There is one thing currently uniting Prime Minister Theresa May with her 27 EU counterparts: They all want the Brexit withdrawal agreement to be approved by the U.K. Parliament.
But there's a high possibility that the deal will be voted down — risk consultancy Eurasia Group assigns a 75 percent probability for that outcome. In the eyes of the U.K. prime minister and the other 27 EU leaders, this would bring uncertainty and difficulties at all levels for businesses, consumers and citizens.
"This is the best deal possible for Britain, this is the best deal possible for Europe, this is the only deal possible," European Commission President Jean-Claude Juncker said Sunday after a special Brexit summit. Brussels, as well as Theresa May, has tried to make it clear to U.K. parliamentarians that there will not be renegotiations if they disapprove of the withdrawal plan.
The vote in Parliament is likely to be on December 11. If the agreement is voted down by U.K. lawmakers, the government could try to extend the deadline of March 29 (when the U.K. is officially due to leave the European Union) or the country crashes out of the EU without a deal.
The first scenario could allow the government to perhaps negotiate further with the U.K. Parliament until the House of Commons approves the exit deal. In order to extend that deadline, the U.K. would have to ask the EU for permission and the 27 countries would have to accept the request unanimously. Such an outcome would also not erase uncertainty for citizens or the economy.

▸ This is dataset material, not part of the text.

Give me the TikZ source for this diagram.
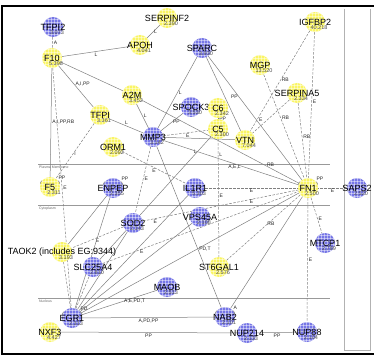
\documentclass[tikz,border=0pt]{standalone}
\usepackage{fontspec}
\setmainfont{Liberation Sans}
\usetikzlibrary{patterns}
\definecolor{gy}{RGB}{250,245,100}
\definecolor{gb}{RGB}{118,118,230}
\pgfdeclarelayer{bg}
\pgfsetlayers{bg,main}
\newcommand\mkgene[6]{%
  \node[gene, fill=#2] (#1) at (#3,#4) {};
  \node[gname] (#1-t) at (#3,#4) {#5};
  \node[gval] (#1-v) at (#3+4,#4+6) {#6};
}
\newcommand\mkloop[2]{%
  \draw[lnk] (#1.140) .. controls +(140:13) and +(40:13) .. (#1.40)
     node[elab, above right, inner sep=0.5pt] {#2};
}
\begin{document}
\begin{tikzpicture}[x=1pt,y=-1pt,
  gene/.style={circle, minimum size=20pt, inner sep=0pt, draw=none,
     postaction={pattern=grid, pattern color=white, opacity=0.45}},
  gname/.style={font=\fontsize{9}{9}\selectfont, text=black, inner sep=0pt},
  gval/.style={font=\fontsize{5.5}{5.5}\selectfont, text=black!70, inner sep=0pt},
  lnk/.style={draw=black!50, line width=0.5pt},
  ilnk/.style={lnk, dash pattern=on 2.5pt off 1.5pt},
  elab/.style={font=\fontsize{5}{5}\selectfont, inner sep=1pt, text=black!85},
  comp/.style={draw=black!40, line width=0.7pt},
  clab/.style={font=\fontsize{3.5}{3.5}\selectfont, text=black!60, inner sep=0pt, anchor=north west}]
\useasboundingbox (0,0) rectangle (374,358);

% genes
\mkgene{TFPI2}{gb}{53}{27}{TFPI2}{3.073}
\mkgene{F10}{gy}{52}{58}{F10}{5.398}
\mkgene{APOH}{gy}{140}{45}{APOH}{4.041}
\mkgene{SERPINF2}{gy}{167}{18}{SERPINF2}{2.390}
\mkgene{IGFBP2}{gy}{315}{22}{IGFBP2}{40.218}
\mkgene{SPARC}{gb}{202}{48}{SPARC}{3.930}
\mkgene{MGP}{gy}{260}{65}{MGP}{13.520}
\mkgene{SERPINA5}{gy}{297}{93}{SERPINA5}{2.334}
\mkgene{A2M}{gy}{132}{95}{A2M}{3.452}
\mkgene{TFPI}{gy}{100}{115}{TFPI}{3.361}
\mkgene{SPOCK3}{gb}{191}{107}{SPOCK3}{3.530}
\mkgene{C6}{gy}{218}{108}{C6}{2.342}
\mkgene{C5}{gy}{218}{129}{C5}{2.300}
\mkgene{VTN}{gy}{245}{140}{VTN}{7.044}
\mkgene{MMP3}{gb}{153}{137}{MMP3}{3.142}
\mkgene{ORM1}{gy}{113}{147}{ORM1}{2.092}
\mkgene{F5}{gy}{50}{187}{F5}{2.311}
\mkgene{ENPEP}{gb}{113}{188}{ENPEP}{2.355}
\mkgene{IL1R1}{gb}{195}{188}{IL1R1}{5.303}
\mkgene{FN1}{gy}{308}{188}{FN1}{2.500}
\mkgene{SAPS2}{gb}{357}{188}{SAPS2}{2.520}
\mkgene{VPS45A}{gb}{200}{217}{VPS45A}{2.108}
\mkgene{SOD2}{gb}{133}{223}{SOD2}{2.143}
\mkgene{TAOK2}{gy}{62}{252}{TAOK2 (includes EG:9344)}{3.193}
\mkgene{SLC}{gb}{93}{267}{SLC25A4}{2.810}
\mkgene{MTCP1}{gb}{325}{243}{MTCP1}{2.789}
\mkgene{ST6}{gy}{219}{267}{ST6GAL1}{2.576}
\mkgene{MAOB}{gb}{167}{287}{MAOB}{2.513}
\mkgene{EGR1}{gb}{72}{318}{EGR1}{2.313}
\mkgene{NAB2}{gb}{225}{317}{NAB2}{2.101}
\mkgene{NXF3}{gy}{50}{332}{NXF3}{4.427}
\mkgene{NUP214}{gb}{247}{333}{NUP214}{2.133}
\mkgene{NUP88}{gb}{307}{332}{NUP88}{2.104}

\begin{pgfonlayer}{bg}
\fill[white] (0,0) rectangle (374,358);
% frame
\draw[line width=1.6pt] (374,6) -- (2,6) -- (2,354) -- (374,354);
\draw[black!30, line width=0.6pt] (344,9) -- (344,350) -- (370,350) -- (370,9);
% compartments
\coordinate (pmL) at (38,164); \coordinate (pmR) at (330,164);
\coordinate (cyL) at (38,205); \coordinate (cyR) at (330,205);
\coordinate (nuL) at (38,298); \coordinate (nuR) at (330,298);
\draw[comp] (pmL) -- (pmR);
\draw[comp] (cyL) -- (cyR);
\draw[comp] (nuL) -- (nuR);
\node[clab] (pmT) at (39,166) {Plasma Membrane};
\node[clab] (cyT) at (39,207) {Cytoplasm};
\node[clab] (nuT) at (39,300) {Nucleus};

% edges
\draw[ilnk] (TFPI2) -- node[elab,right,pos=.5]{A} (F10);
\draw[lnk] (F10) -- node[elab,below,pos=.5]{L} (APOH);
\draw[lnk] (APOH) -- node[elab,right,pos=.45]{L} (SERPINF2);
\draw[lnk] (F10) -- node[elab,right,pos=.45]{A,I,PP} (TFPI);
\draw[lnk] (F10) -- node[elab,anchor=west,pos=.5]{A,I,PP,RB} (F5);
\draw[ilnk] (F10) -- node[elab,right,pos=.5]{E} (EGR1);
\draw[lnk] (F10) -- (A2M);
\draw[ilnk] (TFPI) -- node[elab,right,pos=.55]{I} (F5);
\draw[lnk] (TFPI) -- node[elab,above,pos=.5]{L} (MMP3);
\draw[lnk] (A2M) -- node[elab,right,pos=.5]{L} (MMP3);
\draw[lnk] (SPARC) -- node[elab,right,pos=.5]{L} (MMP3);
\draw[lnk] (SPOCK3) -- node[elab,below,pos=.3]{PP} (MMP3);
\draw[lnk] (SPARC) -- node[elab,left,pos=.33]{PP} (FN1);
\draw[lnk] (SPARC) -- (VTN);
\draw[ilnk] (MMP3) -- node[elab,below,pos=.55]{E} (C5);
\draw[lnk] (MMP3) -- (VTN);
\draw[ilnk] (C6) -- node[elab,right]{PP} (C5);
\draw[ilnk] (C5) -- node[elab,right,pos=.13]{L} node[elab,right,pos=.48]{E} (ST6);
\draw[lnk] (C5) -- node[elab,left,pos=.12]{L} (SLC);
\draw[ilnk] (IGFBP2) -- node[elab,right,pos=.49]{RB} (VTN);
\draw[ilnk] (SERPINA5) -- node[elab,above left,pos=.7]{E} (VTN);
\draw[ilnk] (IGFBP2) -- node[elab,right,pos=.48]{E} (FN1);
\draw[ilnk] (MGP) -- node[elab,right,pos=.42]{RB} (FN1);
\draw[ilnk] (SERPINA5) -- node[elab,right,pos=.45]{RB} (FN1);
\draw[lnk] (A2M) -- node[elab,above,pos=.82]{RB} (FN1);
\draw[lnk] (MMP3) -- node[elab,below,pos=.53]{A,E,L} (FN1);
\draw[ilnk] (IL1R1) -- node[elab,below,pos=.5]{E} (FN1);
\draw[ilnk] (SOD2) -- node[elab,below right,pos=.06]{E} node[elab,below,pos=.7]{E} (FN1);
\draw[ilnk] (SAPS2) -- node[elab,below]{E} (FN1);
\draw[ilnk] (FN1) -- node[elab,right,pos=.58]{E} (MTCP1);
\draw[ilnk] (FN1) -- node[elab,right,pos=.5]{E} (NUP88);
\draw[ilnk] (ST6) -- node[elab,below,pos=.6]{RB} (FN1);
\draw[lnk] (NAB2) -- (FN1);
\draw[lnk] (EGR1) -- (FN1);
\draw[ilnk] (SLC) -- node[elab,below,pos=.2]{E} (FN1);
\draw[lnk] (EGR1) -- node[elab,below,pos=.7]{A,E,PD,T} (MAOB);
\draw[lnk] (EGR1) -- node[elab,below]{A,PD,PP} (NAB2);
\draw[lnk] (NXF3) -- node[elab,below]{PP} (NUP214);
\draw[lnk] (NUP214) -- node[elab,below]{PP} (NUP88);
\draw[lnk] (MMP3) -- node[elab,right,pos=.64]{PD,T} (NAB2);
\draw[ilnk] (MMP3) -- node[elab,right,pos=.48]{E} (SOD2);
\draw[ilnk] (ORM1) -- node[elab,below,pos=.5]{E} (IL1R1);
\draw[ilnk] (SOD2) -- node[elab,below,pos=.5]{E} (TAOK2);
\draw[lnk] (EGR1) -- (ENPEP);
\draw[lnk] (ENPEP) -- (TAOK2);
\draw[lnk] (EGR1) -- (SOD2);
\draw[lnk] (EGR1) -- (IL1R1);
\draw[lnk] (EGR1) -- (VPS45A);
\draw[ilnk] (EGR1) -- (SLC);
\draw[ilnk] (EGR1) -- (TAOK2);
% self loops
\mkloop{F5}{PP}
\mkloop{ENPEP}{PP}
\mkloop{FN1}{PP}
\mkloop{EGR1}{PD}
\mkloop{NAB2}{A}
\end{pgfonlayer}
\end{tikzpicture}
\end{document}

The second scenario is the most feared in Europe and by many business groups in the U.K. — a no-deal Brexit. Leaving the EU in March of next year without a deal would mean that World Trade Organization rules would apply. This would inevitably raise tariffs and costs for both producers and consumers. At the moment, the U.K. is a member of the EU single market of goods, meaning that trade is frictionless and with zero tariffs.
There would be immense disruption and uncertainty, including in the energy market, the supply of medicines and medical devices, as well as in the car industry.
In fact, the biggest car makers in the U.K. have warned on different occasions that a no-deal would hurt their imports of EU components to assemble cars in their U.K. plants. According to the Society of Motor Manufacturers and Traders (SMMT), without a deal that keeps tariffs at zero "U.K. companies selling components to the EU will face an average export tariff of 4.5 percent while manufacturers of vehicles will face an export tariff of 10 percent."
"Our base case (80 percent chance) remains that Parliament will either pass the current deal in a first or second vote or — after significant political turmoil — will endorse some other solution that avoids a 'no deal' hard Brexit in the end," analysts at Berenberg bank said in a research note to clients on Monday.
If May overcomes the current opposition to her Brexit plan, then the process will move forward. This means that the U.K. will stop being a member of the European Union on March 29. And from that moment onwards, the transition period will begin — it is during this phase that the U.K. and the EU will negotiate their future relationship, including new trade arrangements.
The transition is set to last until the end of 2020, 21 months. However, the EU and the U.K. have decided to assess the state of their negotiations in July of 2020 to see whether they need more time to conclude those talks. The transition period could be extended for up to two years.
During the transition phase, the U.K. will not have any say in EU policymaking.